→ What you have to do: Each line containing the word "this" must be reported.

Charts and diagrams as code

============================================================

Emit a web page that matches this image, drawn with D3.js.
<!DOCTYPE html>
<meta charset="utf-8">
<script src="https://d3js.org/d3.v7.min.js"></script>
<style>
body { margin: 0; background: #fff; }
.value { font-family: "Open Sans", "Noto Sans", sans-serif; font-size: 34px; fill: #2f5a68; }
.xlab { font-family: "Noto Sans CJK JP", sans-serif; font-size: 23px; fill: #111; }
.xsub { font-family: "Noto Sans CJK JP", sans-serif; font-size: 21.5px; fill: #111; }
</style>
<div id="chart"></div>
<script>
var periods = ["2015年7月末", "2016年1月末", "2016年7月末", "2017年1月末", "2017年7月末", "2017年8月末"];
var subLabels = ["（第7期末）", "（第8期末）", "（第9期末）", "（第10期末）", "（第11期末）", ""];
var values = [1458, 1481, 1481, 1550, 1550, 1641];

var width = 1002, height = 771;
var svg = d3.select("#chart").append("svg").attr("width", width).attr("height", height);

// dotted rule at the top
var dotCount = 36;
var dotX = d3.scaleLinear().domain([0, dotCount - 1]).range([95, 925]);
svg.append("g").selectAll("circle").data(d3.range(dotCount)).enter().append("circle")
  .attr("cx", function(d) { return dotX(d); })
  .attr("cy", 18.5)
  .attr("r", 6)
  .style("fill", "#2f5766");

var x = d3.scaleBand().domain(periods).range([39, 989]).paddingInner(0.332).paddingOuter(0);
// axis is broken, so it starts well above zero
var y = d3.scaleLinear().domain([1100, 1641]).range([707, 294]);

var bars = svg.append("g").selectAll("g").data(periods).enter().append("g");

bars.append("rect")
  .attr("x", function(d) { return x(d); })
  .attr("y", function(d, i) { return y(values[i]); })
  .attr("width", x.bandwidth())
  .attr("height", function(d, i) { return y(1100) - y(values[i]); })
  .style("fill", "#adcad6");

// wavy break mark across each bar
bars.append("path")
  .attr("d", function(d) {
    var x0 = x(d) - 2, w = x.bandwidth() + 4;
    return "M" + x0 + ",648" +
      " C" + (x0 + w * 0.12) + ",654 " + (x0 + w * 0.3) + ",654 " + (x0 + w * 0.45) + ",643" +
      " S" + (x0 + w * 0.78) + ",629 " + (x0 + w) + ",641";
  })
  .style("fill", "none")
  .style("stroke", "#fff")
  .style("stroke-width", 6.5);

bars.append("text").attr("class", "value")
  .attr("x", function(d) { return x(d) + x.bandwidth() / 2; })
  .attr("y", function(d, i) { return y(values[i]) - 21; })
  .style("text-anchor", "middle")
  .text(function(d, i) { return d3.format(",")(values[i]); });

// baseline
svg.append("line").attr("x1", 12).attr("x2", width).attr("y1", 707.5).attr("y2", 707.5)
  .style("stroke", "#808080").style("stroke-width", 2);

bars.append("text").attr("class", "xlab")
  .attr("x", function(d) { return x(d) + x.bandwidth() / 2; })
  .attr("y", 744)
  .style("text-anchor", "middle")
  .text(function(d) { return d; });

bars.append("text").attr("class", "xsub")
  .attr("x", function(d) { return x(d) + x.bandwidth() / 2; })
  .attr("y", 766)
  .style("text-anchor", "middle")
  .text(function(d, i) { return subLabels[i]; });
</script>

============================================================

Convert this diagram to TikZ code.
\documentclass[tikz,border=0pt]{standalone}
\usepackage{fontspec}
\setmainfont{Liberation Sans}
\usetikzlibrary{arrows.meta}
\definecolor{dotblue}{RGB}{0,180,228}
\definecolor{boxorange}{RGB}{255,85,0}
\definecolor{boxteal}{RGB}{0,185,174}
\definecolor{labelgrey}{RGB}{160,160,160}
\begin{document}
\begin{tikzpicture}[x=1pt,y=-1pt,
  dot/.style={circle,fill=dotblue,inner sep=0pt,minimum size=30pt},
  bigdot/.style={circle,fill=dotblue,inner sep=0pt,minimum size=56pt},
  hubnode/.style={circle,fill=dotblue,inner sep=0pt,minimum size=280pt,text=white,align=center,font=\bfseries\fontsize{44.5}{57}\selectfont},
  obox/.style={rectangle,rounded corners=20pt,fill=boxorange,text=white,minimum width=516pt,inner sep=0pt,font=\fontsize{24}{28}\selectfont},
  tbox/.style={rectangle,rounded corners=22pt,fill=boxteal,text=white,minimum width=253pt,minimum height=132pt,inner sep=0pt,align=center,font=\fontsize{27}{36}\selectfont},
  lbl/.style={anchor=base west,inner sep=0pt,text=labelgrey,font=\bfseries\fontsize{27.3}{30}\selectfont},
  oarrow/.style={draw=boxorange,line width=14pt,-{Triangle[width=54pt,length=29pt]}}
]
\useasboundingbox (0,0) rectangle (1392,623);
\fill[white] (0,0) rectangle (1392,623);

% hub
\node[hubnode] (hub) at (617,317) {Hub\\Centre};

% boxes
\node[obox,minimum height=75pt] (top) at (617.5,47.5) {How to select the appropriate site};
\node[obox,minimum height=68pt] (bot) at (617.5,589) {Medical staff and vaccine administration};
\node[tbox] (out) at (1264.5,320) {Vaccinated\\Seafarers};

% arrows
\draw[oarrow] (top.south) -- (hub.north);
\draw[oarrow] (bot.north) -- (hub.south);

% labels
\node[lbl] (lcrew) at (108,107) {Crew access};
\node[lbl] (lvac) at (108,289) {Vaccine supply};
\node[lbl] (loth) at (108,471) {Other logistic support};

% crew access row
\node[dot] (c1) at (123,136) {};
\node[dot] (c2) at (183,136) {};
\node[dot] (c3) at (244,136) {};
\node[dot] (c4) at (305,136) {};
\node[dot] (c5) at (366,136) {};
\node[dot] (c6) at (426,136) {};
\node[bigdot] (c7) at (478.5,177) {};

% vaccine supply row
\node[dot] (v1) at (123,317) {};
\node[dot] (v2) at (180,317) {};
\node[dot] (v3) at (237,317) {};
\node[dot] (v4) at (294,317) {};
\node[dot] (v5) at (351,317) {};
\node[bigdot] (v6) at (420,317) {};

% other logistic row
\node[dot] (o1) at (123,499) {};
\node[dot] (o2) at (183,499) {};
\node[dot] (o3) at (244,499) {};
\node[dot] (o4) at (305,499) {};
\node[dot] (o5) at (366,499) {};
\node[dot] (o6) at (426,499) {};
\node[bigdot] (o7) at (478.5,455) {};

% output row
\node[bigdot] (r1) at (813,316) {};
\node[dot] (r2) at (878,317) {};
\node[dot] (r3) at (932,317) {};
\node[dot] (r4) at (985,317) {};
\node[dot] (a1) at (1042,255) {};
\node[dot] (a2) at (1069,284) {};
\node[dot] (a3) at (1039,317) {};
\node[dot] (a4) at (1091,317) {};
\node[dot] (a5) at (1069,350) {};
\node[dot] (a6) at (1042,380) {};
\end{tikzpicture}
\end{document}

============================================================

→ Output:
Emit a web page that matches this image, drawn with D3.js.
Convert this diagram to TikZ code.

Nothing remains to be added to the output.